### Charts and diagrams as code
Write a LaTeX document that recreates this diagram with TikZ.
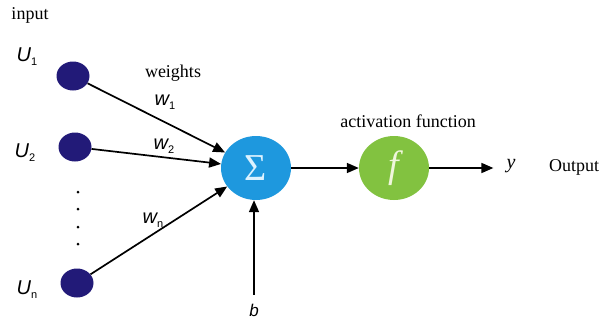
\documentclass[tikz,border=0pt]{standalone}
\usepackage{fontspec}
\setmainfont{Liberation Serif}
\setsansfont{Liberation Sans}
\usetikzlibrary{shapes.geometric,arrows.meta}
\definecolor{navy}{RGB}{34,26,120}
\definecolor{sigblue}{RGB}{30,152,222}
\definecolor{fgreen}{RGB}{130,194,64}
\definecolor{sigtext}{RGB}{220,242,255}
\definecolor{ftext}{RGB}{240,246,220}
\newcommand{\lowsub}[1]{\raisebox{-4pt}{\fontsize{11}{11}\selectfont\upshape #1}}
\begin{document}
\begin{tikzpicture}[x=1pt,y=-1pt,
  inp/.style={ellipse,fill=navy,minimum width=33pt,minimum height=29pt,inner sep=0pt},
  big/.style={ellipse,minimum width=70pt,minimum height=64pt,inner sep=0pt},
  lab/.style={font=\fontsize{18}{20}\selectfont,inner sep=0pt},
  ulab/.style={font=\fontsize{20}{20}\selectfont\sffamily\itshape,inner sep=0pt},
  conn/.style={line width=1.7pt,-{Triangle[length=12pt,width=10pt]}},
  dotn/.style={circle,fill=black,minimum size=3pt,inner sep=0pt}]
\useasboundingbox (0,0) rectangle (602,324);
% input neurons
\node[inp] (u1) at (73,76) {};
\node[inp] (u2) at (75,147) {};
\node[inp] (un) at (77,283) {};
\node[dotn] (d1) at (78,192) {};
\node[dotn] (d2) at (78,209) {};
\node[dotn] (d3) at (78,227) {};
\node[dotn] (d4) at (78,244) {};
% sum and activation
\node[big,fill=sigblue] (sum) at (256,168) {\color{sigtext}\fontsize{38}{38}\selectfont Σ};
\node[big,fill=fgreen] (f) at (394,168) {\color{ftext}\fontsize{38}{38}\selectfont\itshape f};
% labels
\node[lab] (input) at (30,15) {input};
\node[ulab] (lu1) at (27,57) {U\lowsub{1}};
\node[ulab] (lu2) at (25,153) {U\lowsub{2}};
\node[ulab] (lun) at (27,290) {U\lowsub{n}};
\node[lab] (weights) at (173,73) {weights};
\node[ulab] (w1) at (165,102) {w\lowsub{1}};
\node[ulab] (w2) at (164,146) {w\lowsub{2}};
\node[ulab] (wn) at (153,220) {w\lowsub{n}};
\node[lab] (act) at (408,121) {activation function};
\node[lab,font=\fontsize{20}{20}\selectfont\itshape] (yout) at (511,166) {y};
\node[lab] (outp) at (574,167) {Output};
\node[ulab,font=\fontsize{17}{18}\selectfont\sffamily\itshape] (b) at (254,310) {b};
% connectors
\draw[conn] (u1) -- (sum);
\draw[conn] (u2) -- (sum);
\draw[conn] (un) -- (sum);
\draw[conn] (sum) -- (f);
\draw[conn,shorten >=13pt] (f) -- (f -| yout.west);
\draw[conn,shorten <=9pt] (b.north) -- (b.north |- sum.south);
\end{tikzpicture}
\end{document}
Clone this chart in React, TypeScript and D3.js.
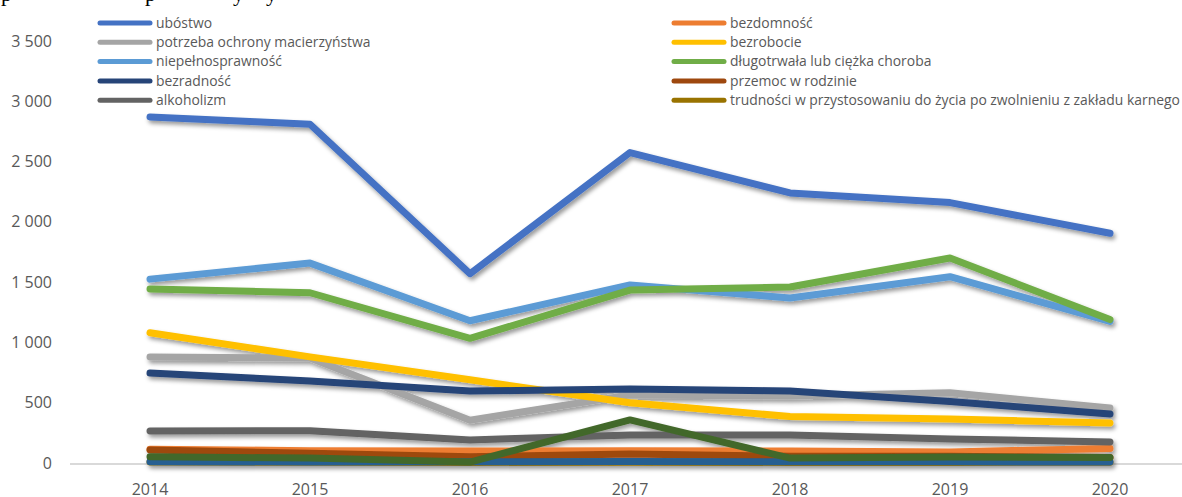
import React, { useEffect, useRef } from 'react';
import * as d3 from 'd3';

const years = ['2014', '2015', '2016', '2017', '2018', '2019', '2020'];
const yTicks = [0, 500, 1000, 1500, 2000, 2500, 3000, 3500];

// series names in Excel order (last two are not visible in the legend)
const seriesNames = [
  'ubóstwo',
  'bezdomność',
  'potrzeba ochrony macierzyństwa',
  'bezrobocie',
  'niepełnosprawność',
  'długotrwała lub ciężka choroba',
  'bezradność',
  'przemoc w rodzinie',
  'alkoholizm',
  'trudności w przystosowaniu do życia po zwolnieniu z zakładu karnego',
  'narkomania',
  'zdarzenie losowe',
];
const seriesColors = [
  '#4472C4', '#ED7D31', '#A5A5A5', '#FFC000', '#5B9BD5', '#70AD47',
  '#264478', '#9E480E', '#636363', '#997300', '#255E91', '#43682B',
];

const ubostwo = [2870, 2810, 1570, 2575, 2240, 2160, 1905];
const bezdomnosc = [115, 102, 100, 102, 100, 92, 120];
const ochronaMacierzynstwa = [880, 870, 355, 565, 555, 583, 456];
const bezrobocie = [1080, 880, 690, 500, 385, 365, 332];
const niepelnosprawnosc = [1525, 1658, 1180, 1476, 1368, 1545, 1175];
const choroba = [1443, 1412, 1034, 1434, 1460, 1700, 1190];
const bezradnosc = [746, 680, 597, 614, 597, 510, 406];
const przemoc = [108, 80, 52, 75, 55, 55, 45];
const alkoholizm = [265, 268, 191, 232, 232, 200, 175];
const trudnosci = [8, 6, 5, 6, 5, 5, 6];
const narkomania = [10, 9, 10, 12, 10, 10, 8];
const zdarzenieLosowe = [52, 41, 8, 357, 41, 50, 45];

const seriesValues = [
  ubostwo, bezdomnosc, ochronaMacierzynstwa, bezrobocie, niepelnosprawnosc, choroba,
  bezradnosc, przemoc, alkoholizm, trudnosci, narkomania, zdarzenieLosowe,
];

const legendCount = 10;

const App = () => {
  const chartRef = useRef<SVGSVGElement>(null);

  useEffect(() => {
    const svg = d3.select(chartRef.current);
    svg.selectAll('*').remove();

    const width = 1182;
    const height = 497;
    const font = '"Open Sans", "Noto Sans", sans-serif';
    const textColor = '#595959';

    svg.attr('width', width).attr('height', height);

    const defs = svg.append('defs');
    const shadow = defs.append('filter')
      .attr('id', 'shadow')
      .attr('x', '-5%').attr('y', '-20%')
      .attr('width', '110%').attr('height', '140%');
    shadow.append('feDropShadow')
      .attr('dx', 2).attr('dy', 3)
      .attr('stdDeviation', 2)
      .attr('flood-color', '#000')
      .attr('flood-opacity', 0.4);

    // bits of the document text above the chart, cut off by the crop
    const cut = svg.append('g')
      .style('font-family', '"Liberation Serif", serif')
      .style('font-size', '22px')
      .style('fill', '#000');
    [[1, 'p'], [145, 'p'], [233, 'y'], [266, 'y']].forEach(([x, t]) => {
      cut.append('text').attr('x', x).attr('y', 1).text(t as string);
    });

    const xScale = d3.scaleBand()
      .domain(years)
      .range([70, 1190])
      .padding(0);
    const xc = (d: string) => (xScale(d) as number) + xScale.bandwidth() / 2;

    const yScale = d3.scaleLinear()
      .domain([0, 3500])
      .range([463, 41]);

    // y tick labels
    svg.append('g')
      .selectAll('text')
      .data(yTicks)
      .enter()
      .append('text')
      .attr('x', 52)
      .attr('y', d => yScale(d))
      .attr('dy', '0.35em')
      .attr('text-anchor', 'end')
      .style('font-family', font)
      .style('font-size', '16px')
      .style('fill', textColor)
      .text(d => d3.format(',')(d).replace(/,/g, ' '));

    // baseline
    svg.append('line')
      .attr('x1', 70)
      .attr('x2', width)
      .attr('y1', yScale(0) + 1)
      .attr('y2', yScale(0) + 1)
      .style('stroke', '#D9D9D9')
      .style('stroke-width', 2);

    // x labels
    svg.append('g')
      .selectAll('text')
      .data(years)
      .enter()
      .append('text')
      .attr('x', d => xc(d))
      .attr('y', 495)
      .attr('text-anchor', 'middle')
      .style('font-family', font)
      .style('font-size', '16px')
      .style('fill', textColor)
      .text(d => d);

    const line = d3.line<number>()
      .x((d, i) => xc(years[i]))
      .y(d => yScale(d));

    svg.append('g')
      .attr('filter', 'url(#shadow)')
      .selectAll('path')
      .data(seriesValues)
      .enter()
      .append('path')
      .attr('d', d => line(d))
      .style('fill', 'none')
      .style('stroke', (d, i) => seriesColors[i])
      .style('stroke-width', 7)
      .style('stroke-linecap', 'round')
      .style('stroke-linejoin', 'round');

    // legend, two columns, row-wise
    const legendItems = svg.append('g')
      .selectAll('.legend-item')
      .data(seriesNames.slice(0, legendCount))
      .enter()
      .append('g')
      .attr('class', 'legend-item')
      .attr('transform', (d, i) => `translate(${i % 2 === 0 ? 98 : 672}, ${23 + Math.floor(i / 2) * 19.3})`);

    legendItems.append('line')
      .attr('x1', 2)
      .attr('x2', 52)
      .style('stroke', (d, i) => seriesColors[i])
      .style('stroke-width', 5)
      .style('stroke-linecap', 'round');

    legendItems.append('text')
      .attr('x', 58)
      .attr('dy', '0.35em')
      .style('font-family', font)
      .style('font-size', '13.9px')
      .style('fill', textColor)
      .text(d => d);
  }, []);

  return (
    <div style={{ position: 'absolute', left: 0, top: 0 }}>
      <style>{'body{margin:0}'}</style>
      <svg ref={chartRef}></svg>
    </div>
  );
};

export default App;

### Description of the task
Take only the lines above from the one that has "Clone this chart" through the one that has "const yTicks = [0, 500, 1000, 1500, 2000, 2500, 3000, 3500];" and reproduce them exactly, omitting any pictures.

### Answer
Clone this chart in React, TypeScript and D3.js.
import React, { useEffect, useRef } from 'react';
import * as d3 from 'd3';

const years = ['2014', '2015', '2016', '2017', '2018', '2019', '2020'];
const yTicks = [0, 500, 1000, 1500, 2000, 2500, 3000, 3500];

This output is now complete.